• Set problem: The lines from the top of the material below through the line containing "1.737, 1.736, 1.738];" are to be printed exactly, with pictures omitted.

• Given information:
-- Start --

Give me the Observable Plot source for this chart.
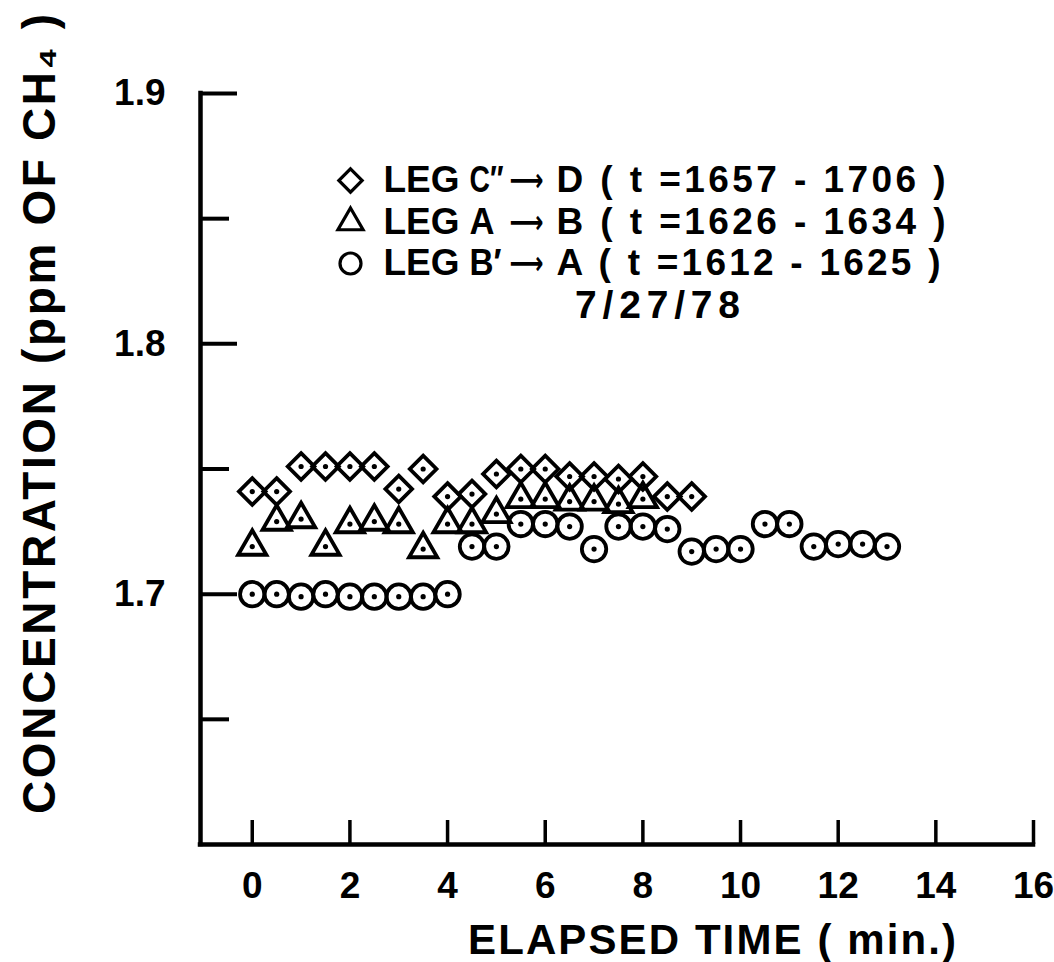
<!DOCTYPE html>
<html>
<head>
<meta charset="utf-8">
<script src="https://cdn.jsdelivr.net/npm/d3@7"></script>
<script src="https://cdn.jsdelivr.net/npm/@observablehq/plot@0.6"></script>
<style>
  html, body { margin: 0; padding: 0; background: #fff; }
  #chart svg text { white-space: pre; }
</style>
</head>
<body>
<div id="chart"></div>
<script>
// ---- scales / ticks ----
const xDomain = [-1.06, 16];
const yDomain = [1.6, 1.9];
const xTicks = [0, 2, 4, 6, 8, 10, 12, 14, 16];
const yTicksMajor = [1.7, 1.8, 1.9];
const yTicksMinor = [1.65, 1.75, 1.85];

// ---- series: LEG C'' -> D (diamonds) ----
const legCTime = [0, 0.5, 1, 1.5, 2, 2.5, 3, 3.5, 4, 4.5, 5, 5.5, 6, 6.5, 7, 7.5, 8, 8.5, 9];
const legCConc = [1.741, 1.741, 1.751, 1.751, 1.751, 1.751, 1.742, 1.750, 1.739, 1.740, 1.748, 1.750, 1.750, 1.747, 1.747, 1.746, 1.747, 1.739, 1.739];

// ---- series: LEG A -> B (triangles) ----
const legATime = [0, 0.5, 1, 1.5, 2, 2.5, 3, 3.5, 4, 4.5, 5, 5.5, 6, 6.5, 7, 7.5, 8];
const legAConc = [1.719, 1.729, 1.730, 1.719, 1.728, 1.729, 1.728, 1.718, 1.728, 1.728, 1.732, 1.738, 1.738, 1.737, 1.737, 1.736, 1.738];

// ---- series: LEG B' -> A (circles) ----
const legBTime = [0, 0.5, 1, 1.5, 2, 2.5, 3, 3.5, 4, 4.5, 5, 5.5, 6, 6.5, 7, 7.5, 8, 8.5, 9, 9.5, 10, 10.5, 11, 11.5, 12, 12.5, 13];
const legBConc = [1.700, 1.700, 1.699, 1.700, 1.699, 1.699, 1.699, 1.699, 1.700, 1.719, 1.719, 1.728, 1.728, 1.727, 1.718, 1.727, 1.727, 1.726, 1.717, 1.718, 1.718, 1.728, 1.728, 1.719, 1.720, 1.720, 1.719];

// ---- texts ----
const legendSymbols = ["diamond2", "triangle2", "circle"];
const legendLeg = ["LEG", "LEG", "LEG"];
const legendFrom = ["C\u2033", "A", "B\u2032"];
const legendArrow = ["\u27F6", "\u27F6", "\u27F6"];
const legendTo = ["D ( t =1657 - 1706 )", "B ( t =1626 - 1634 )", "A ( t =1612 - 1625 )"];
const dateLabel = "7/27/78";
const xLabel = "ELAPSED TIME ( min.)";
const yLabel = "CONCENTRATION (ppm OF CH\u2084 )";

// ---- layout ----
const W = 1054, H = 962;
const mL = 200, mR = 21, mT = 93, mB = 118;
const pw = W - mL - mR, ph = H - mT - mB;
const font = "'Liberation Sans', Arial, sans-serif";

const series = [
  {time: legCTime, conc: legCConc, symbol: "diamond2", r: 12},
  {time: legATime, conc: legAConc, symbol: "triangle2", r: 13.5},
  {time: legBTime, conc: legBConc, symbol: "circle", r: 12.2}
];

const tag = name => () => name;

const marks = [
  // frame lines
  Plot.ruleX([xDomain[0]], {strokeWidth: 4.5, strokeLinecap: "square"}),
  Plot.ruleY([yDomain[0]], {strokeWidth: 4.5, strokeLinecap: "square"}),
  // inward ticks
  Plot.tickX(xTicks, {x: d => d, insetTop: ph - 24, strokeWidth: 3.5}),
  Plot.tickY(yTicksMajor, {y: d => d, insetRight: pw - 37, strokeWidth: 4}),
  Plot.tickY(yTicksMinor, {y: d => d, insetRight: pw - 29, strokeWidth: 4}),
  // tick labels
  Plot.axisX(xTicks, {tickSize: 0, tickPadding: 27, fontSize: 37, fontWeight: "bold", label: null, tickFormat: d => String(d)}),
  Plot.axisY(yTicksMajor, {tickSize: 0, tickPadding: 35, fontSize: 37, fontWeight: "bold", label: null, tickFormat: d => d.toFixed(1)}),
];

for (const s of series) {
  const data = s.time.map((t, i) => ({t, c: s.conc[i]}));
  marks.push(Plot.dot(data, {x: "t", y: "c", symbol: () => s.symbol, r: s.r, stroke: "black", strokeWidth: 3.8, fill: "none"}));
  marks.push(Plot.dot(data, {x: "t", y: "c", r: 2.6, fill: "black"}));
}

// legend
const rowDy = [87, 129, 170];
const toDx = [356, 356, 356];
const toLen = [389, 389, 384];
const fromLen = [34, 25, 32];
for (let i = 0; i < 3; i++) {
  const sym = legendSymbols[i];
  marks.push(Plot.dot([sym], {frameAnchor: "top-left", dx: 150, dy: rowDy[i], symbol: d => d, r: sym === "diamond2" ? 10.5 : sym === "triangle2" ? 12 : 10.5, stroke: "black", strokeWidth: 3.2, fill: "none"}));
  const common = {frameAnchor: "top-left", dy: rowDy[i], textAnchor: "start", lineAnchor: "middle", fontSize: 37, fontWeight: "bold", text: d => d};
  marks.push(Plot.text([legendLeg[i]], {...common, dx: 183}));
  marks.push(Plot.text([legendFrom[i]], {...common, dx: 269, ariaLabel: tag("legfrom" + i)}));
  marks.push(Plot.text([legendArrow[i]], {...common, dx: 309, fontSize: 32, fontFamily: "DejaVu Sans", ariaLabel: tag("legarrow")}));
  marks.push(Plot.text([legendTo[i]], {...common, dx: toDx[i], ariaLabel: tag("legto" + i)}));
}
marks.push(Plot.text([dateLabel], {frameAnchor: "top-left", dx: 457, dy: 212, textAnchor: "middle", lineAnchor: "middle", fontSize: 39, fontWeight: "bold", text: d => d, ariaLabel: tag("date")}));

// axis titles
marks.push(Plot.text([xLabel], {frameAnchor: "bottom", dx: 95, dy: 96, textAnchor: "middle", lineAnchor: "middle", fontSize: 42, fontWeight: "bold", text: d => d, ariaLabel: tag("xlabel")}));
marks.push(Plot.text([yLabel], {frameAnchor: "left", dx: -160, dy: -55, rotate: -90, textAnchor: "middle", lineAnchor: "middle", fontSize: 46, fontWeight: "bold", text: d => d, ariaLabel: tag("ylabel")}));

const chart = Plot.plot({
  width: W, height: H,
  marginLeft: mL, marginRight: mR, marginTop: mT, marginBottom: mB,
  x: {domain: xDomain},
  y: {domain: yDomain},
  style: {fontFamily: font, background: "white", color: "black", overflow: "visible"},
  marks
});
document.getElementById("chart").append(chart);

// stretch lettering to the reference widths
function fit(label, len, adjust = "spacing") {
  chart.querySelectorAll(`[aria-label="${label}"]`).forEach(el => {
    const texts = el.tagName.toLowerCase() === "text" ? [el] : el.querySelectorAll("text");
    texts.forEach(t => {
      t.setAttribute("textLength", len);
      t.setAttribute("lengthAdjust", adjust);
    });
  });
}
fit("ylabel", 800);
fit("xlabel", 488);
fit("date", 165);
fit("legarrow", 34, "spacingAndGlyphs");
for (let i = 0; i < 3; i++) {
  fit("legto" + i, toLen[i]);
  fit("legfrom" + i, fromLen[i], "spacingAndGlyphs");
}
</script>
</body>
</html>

-- End --

• Completed task:
Give me the Observable Plot source for this chart.
<!DOCTYPE html>
<html>
<head>
<meta charset="utf-8">
<script src="https://cdn.jsdelivr.net/npm/d3@7"></script>
<script src="https://cdn.jsdelivr.net/npm/@observablehq/plot@0.6"></script>
<style>
  html, body { margin: 0; padding: 0; background: #fff; }
  #chart svg text { white-space: pre; }
</style>
</head>
<body>
<div id="chart"></div>
<script>
// ---- scales / ticks ----
const xDomain = [-1.06, 16];
const yDomain = [1.6, 1.9];
const xTicks = [0, 2, 4, 6, 8, 10, 12, 14, 16];
const yTicksMajor = [1.7, 1.8, 1.9];
const yTicksMinor = [1.65, 1.75, 1.85];

// ---- series: LEG C'' -> D (diamonds) ----
const legCTime = [0, 0.5, 1, 1.5, 2, 2.5, 3, 3.5, 4, 4.5, 5, 5.5, 6, 6.5, 7, 7.5, 8, 8.5, 9];
const legCConc = [1.741, 1.741, 1.751, 1.751, 1.751, 1.751, 1.742, 1.750, 1.739, 1.740, 1.748, 1.750, 1.750, 1.747, 1.747, 1.746, 1.747, 1.739, 1.739];

// ---- series: LEG A -> B (triangles) ----
const legATime = [0, 0.5, 1, 1.5, 2, 2.5, 3, 3.5, 4, 4.5, 5, 5.5, 6, 6.5, 7, 7.5, 8];
const legAConc = [1.719, 1.729, 1.730, 1.719, 1.728, 1.729, 1.728, 1.718, 1.728, 1.728, 1.732, 1.738, 1.738, 1.737, 1.737, 1.736, 1.738];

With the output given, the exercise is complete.